begin DATA SHOWN

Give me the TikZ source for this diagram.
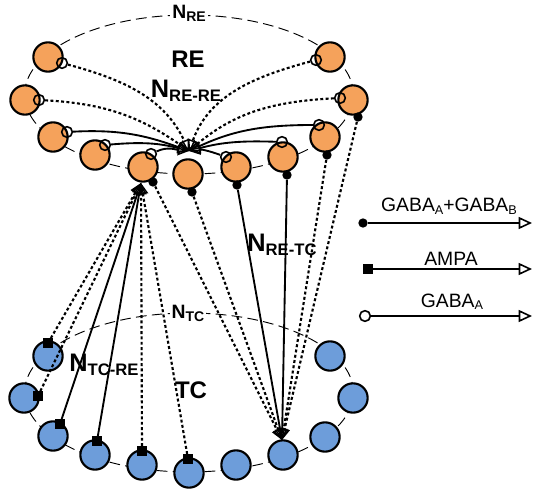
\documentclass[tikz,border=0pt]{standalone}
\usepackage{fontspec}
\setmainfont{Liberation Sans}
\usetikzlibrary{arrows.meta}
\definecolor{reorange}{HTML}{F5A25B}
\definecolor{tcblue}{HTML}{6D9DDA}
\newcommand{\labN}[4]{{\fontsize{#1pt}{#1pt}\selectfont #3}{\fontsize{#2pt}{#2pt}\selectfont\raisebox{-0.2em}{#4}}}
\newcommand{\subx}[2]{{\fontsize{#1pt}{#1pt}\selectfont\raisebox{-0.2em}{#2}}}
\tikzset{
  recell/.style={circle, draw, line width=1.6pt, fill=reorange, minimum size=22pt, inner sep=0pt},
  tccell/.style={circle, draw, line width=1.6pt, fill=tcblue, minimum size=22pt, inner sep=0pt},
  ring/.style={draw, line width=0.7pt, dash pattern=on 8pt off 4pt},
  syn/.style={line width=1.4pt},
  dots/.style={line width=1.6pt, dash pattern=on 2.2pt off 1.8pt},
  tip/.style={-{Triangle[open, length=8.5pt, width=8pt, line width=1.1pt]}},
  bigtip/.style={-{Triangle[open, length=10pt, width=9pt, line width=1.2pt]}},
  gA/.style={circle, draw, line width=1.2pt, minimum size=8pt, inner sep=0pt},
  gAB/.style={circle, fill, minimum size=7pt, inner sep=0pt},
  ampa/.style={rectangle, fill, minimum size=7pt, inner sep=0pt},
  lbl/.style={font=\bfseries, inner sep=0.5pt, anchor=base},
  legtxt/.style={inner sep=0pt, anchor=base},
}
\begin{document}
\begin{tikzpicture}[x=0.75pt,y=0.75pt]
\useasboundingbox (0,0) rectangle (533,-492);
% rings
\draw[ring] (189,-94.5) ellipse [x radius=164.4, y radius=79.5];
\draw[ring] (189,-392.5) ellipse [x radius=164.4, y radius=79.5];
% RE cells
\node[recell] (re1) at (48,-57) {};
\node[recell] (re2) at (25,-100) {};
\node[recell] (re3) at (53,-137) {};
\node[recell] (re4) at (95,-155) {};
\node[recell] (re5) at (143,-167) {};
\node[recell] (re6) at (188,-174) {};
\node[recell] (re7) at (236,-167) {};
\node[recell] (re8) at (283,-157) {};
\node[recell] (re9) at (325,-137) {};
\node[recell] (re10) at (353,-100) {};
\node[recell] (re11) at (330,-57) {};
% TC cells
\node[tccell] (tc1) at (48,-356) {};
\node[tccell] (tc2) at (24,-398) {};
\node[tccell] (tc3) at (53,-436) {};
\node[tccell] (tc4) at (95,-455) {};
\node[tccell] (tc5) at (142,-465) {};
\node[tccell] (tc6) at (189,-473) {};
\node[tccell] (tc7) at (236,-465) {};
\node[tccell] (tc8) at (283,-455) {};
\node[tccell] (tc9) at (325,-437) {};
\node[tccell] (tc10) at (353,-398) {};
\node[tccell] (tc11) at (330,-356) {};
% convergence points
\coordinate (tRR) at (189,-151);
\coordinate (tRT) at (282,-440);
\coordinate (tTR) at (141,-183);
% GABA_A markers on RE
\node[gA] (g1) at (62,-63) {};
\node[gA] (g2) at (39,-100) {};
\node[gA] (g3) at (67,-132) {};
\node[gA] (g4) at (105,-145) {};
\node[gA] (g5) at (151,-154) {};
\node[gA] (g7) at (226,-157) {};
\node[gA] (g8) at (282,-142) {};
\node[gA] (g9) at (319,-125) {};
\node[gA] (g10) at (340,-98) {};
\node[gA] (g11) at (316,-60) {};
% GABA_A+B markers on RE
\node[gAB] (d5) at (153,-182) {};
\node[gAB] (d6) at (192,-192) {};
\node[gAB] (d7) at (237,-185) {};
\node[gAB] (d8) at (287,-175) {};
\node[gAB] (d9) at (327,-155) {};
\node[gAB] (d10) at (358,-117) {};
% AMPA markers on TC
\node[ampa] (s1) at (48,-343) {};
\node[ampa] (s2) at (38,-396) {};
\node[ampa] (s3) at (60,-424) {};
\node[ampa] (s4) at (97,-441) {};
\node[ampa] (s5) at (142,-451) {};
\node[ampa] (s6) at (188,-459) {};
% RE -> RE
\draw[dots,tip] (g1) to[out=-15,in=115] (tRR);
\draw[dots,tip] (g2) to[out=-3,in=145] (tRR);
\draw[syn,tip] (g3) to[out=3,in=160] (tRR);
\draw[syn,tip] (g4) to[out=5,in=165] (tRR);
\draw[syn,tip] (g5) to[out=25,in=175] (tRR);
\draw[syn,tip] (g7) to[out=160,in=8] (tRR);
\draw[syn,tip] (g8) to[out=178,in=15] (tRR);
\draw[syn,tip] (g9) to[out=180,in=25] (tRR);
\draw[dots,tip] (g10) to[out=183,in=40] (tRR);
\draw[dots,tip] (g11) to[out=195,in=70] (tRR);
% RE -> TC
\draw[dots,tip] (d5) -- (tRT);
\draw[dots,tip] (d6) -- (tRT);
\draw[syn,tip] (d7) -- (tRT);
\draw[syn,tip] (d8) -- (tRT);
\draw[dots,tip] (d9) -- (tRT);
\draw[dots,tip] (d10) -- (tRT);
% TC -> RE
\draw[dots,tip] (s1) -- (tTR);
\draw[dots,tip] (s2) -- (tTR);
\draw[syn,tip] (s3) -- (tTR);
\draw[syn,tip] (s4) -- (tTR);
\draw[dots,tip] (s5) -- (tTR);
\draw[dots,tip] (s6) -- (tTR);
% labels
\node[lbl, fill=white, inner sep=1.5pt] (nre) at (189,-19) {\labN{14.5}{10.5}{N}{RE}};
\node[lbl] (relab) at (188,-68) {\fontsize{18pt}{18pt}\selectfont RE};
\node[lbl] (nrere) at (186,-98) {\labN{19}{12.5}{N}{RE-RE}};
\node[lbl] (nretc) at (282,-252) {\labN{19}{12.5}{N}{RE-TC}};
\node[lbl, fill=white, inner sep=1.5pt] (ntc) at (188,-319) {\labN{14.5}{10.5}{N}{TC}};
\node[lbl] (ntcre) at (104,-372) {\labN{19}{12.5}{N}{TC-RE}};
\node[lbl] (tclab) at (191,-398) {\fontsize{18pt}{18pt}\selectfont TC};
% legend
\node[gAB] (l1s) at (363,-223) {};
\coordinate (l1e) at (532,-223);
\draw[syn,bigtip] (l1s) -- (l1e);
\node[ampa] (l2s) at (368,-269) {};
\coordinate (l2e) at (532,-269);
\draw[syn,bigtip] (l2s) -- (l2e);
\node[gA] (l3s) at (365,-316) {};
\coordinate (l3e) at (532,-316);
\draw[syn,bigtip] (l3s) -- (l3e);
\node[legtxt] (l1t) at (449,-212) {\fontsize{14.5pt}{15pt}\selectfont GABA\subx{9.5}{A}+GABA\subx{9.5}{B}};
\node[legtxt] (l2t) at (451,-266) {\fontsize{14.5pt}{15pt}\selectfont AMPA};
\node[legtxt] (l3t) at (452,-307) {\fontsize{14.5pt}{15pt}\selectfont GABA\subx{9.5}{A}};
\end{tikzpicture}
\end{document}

end DATA SHOWN

Omit pictures; set down the rest of the material word for word.

▶ TASK ANSWER:
Give me the TikZ source for this diagram.
\documentclass[tikz,border=0pt]{standalone}
\usepackage{fontspec}
\setmainfont{Liberation Sans}
\usetikzlibrary{arrows.meta}
\definecolor{reorange}{HTML}{F5A25B}
\definecolor{tcblue}{HTML}{6D9DDA}
\newcommand{\labN}[4]{{\fontsize{#1pt}{#1pt}\selectfont #3}{\fontsize{#2pt}{#2pt}\selectfont\raisebox{-0.2em}{#4}}}
\newcommand{\subx}[2]{{\fontsize{#1pt}{#1pt}\selectfont\raisebox{-0.2em}{#2}}}
\tikzset{
  recell/.style={circle, draw, line width=1.6pt, fill=reorange, minimum size=22pt, inner sep=0pt},
  tccell/.style={circle, draw, line width=1.6pt, fill=tcblue, minimum size=22pt, inner sep=0pt},
  ring/.style={draw, line width=0.7pt, dash pattern=on 8pt off 4pt},
  syn/.style={line width=1.4pt},
  dots/.style={line width=1.6pt, dash pattern=on 2.2pt off 1.8pt},
  tip/.style={-{Triangle[open, length=8.5pt, width=8pt, line width=1.1pt]}},
  bigtip/.style={-{Triangle[open, length=10pt, width=9pt, line width=1.2pt]}},
  gA/.style={circle, draw, line width=1.2pt, minimum size=8pt, inner sep=0pt},
  gAB/.style={circle, fill, minimum size=7pt, inner sep=0pt},
  ampa/.style={rectangle, fill, minimum size=7pt, inner sep=0pt},
  lbl/.style={font=\bfseries, inner sep=0.5pt, anchor=base},
  legtxt/.style={inner sep=0pt, anchor=base},
}
\begin{document}
\begin{tikzpicture}[x=0.75pt,y=0.75pt]
\useasboundingbox (0,0) rectangle (533,-492);
% rings
\draw[ring] (189,-94.5) ellipse [x radius=164.4, y radius=79.5];
\draw[ring] (189,-392.5) ellipse [x radius=164.4, y radius=79.5];
% RE cells
\node[recell] (re1) at (48,-57) {};
\node[recell] (re2) at (25,-100) {};
\node[recell] (re3) at (53,-137) {};
\node[recell] (re4) at (95,-155) {};
\node[recell] (re5) at (143,-167) {};
\node[recell] (re6) at (188,-174) {};
\node[recell] (re7) at (236,-167) {};
\node[recell] (re8) at (283,-157) {};
\node[recell] (re9) at (325,-137) {};
\node[recell] (re10) at (353,-100) {};
\node[recell] (re11) at (330,-57) {};
% TC cells
\node[tccell] (tc1) at (48,-356) {};
\node[tccell] (tc2) at (24,-398) {};
\node[tccell] (tc3) at (53,-436) {};
\node[tccell] (tc4) at (95,-455) {};
\node[tccell] (tc5) at (142,-465) {};
\node[tccell] (tc6) at (189,-473) {};
\node[tccell] (tc7) at (236,-465) {};
\node[tccell] (tc8) at (283,-455) {};
\node[tccell] (tc9) at (325,-437) {};
\node[tccell] (tc10) at (353,-398) {};
\node[tccell] (tc11) at (330,-356) {};
% convergence points
\coordinate (tRR) at (189,-151);
\coordinate (tRT) at (282,-440);
\coordinate (tTR) at (141,-183);
% GABA_A markers on RE
\node[gA] (g1) at (62,-63) {};
\node[gA] (g2) at (39,-100) {};
\node[gA] (g3) at (67,-132) {};
\node[gA] (g4) at (105,-145) {};
\node[gA] (g5) at (151,-154) {};
\node[gA] (g7) at (226,-157) {};
\node[gA] (g8) at (282,-142) {};
\node[gA] (g9) at (319,-125) {};
\node[gA] (g10) at (340,-98) {};
\node[gA] (g11) at (316,-60) {};
% GABA_A+B markers on RE
\node[gAB] (d5) at (153,-182) {};
\node[gAB] (d6) at (192,-192) {};
\node[gAB] (d7) at (237,-185) {};
\node[gAB] (d8) at (287,-175) {};
\node[gAB] (d9) at (327,-155) {};
\node[gAB] (d10) at (358,-117) {};
% AMPA markers on TC
\node[ampa] (s1) at (48,-343) {};
\node[ampa] (s2) at (38,-396) {};
\node[ampa] (s3) at (60,-424) {};
\node[ampa] (s4) at (97,-441) {};
\node[ampa] (s5) at (142,-451) {};
\node[ampa] (s6) at (188,-459) {};
% RE -> RE
\draw[dots,tip] (g1) to[out=-15,in=115] (tRR);
\draw[dots,tip] (g2) to[out=-3,in=145] (tRR);
\draw[syn,tip] (g3) to[out=3,in=160] (tRR);
\draw[syn,tip] (g4) to[out=5,in=165] (tRR);
\draw[syn,tip] (g5) to[out=25,in=175] (tRR);
\draw[syn,tip] (g7) to[out=160,in=8] (tRR);
\draw[syn,tip] (g8) to[out=178,in=15] (tRR);
\draw[syn,tip] (g9) to[out=180,in=25] (tRR);
\draw[dots,tip] (g10) to[out=183,in=40] (tRR);
\draw[dots,tip] (g11) to[out=195,in=70] (tRR);
% RE -> TC
\draw[dots,tip] (d5) -- (tRT);
\draw[dots,tip] (d6) -- (tRT);
\draw[syn,tip] (d7) -- (tRT);
\draw[syn,tip] (d8) -- (tRT);
\draw[dots,tip] (d9) -- (tRT);
\draw[dots,tip] (d10) -- (tRT);
% TC -> RE
\draw[dots,tip] (s1) -- (tTR);
\draw[dots,tip] (s2) -- (tTR);
\draw[syn,tip] (s3) -- (tTR);
\draw[syn,tip] (s4) -- (tTR);
\draw[dots,tip] (s5) -- (tTR);
\draw[dots,tip] (s6) -- (tTR);
% labels
\node[lbl, fill=white, inner sep=1.5pt] (nre) at (189,-19) {\labN{14.5}{10.5}{N}{RE}};
\node[lbl] (relab) at (188,-68) {\fontsize{18pt}{18pt}\selectfont RE};
\node[lbl] (nrere) at (186,-98) {\labN{19}{12.5}{N}{RE-RE}};
\node[lbl] (nretc) at (282,-252) {\labN{19}{12.5}{N}{RE-TC}};
\node[lbl, fill=white, inner sep=1.5pt] (ntc) at (188,-319) {\labN{14.5}{10.5}{N}{TC}};
\node[lbl] (ntcre) at (104,-372) {\labN{19}{12.5}{N}{TC-RE}};
\node[lbl] (tclab) at (191,-398) {\fontsize{18pt}{18pt}\selectfont TC};
% legend
\node[gAB] (l1s) at (363,-223) {};
\coordinate (l1e) at (532,-223);
\draw[syn,bigtip] (l1s) -- (l1e);
\node[ampa] (l2s) at (368,-269) {};
\coordinate (l2e) at (532,-269);
\draw[syn,bigtip] (l2s) -- (l2e);
\node[gA] (l3s) at (365,-316) {};
\coordinate (l3e) at (532,-316);
\draw[syn,bigtip] (l3s) -- (l3e);
\node[legtxt] (l1t) at (449,-212) {\fontsize{14.5pt}{15pt}\selectfont GABA\subx{9.5}{A}+GABA\subx{9.5}{B}};
\node[legtxt] (l2t) at (451,-266) {\fontsize{14.5pt}{15pt}\selectfont AMPA};
\node[legtxt] (l3t) at (452,-307) {\fontsize{14.5pt}{15pt}\selectfont GABA\subx{9.5}{A}};
\end{tikzpicture}
\end{document}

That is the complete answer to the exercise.